▶ Work to be completed: Skip any picture you find and retype all the remaining lines exactly.

▶ Stored data:
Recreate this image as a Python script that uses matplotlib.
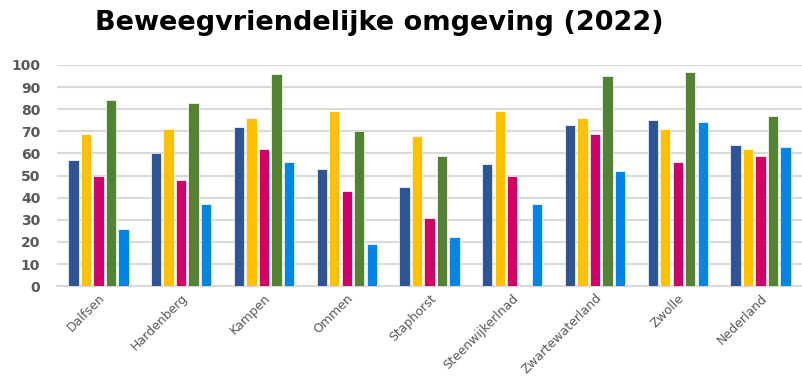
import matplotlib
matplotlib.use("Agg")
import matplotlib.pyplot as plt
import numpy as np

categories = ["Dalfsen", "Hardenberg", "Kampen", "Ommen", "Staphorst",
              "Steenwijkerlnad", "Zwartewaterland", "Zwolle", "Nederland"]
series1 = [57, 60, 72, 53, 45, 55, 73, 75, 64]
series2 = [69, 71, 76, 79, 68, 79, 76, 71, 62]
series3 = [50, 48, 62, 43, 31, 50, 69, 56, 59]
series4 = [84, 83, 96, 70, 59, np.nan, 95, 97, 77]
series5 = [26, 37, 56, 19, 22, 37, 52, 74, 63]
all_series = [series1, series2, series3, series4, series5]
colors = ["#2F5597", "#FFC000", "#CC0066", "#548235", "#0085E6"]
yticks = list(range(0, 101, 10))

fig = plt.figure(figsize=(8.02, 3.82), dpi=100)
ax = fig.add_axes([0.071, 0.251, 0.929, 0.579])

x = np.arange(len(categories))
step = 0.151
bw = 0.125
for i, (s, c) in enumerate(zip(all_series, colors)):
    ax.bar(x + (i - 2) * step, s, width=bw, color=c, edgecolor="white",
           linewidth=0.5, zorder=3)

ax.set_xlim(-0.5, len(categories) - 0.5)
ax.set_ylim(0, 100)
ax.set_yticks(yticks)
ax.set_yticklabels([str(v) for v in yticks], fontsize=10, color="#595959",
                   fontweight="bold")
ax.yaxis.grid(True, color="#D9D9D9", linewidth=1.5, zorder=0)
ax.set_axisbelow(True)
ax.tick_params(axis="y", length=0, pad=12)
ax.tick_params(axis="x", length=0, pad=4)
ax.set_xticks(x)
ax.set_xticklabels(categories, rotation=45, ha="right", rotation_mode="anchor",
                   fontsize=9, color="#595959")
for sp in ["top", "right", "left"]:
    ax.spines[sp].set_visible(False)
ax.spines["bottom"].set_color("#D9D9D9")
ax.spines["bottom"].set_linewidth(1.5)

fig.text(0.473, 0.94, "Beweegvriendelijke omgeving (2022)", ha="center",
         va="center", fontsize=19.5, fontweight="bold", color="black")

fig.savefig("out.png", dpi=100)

▶ Reply:
Recreate this image as a Python script that uses matplotlib.
import matplotlib
matplotlib.use("Agg")
import matplotlib.pyplot as plt
import numpy as np

categories = ["Dalfsen", "Hardenberg", "Kampen", "Ommen", "Staphorst",
              "Steenwijkerlnad", "Zwartewaterland", "Zwolle", "Nederland"]
series1 = [57, 60, 72, 53, 45, 55, 73, 75, 64]
series2 = [69, 71, 76, 79, 68, 79, 76, 71, 62]
series3 = [50, 48, 62, 43, 31, 50, 69, 56, 59]
series4 = [84, 83, 96, 70, 59, np.nan, 95, 97, 77]
series5 = [26, 37, 56, 19, 22, 37, 52, 74, 63]
all_series = [series1, series2, series3, series4, series5]
colors = ["#2F5597", "#FFC000", "#CC0066", "#548235", "#0085E6"]
yticks = list(range(0, 101, 10))

fig = plt.figure(figsize=(8.02, 3.82), dpi=100)
ax = fig.add_axes([0.071, 0.251, 0.929, 0.579])

x = np.arange(len(categories))
step = 0.151
bw = 0.125
for i, (s, c) in enumerate(zip(all_series, colors)):
    ax.bar(x + (i - 2) * step, s, width=bw, color=c, edgecolor="white",
           linewidth=0.5, zorder=3)

ax.set_xlim(-0.5, len(categories) - 0.5)
ax.set_ylim(0, 100)
ax.set_yticks(yticks)
ax.set_yticklabels([str(v) for v in yticks], fontsize=10, color="#595959",
                   fontweight="bold")
ax.yaxis.grid(True, color="#D9D9D9", linewidth=1.5, zorder=0)
ax.set_axisbelow(True)
ax.tick_params(axis="y", length=0, pad=12)
ax.tick_params(axis="x", length=0, pad=4)
ax.set_xticks(x)
ax.set_xticklabels(categories, rotation=45, ha="right", rotation_mode="anchor",
                   fontsize=9, color="#595959")
for sp in ["top", "right", "left"]:
    ax.spines[sp].set_visible(False)
ax.spines["bottom"].set_color("#D9D9D9")
ax.spines["bottom"].set_linewidth(1.5)

fig.text(0.473, 0.94, "Beweegvriendelijke omgeving (2022)", ha="center",
         va="center", fontsize=19.5, fontweight="bold", color="black")

fig.savefig("out.png", dpi=100)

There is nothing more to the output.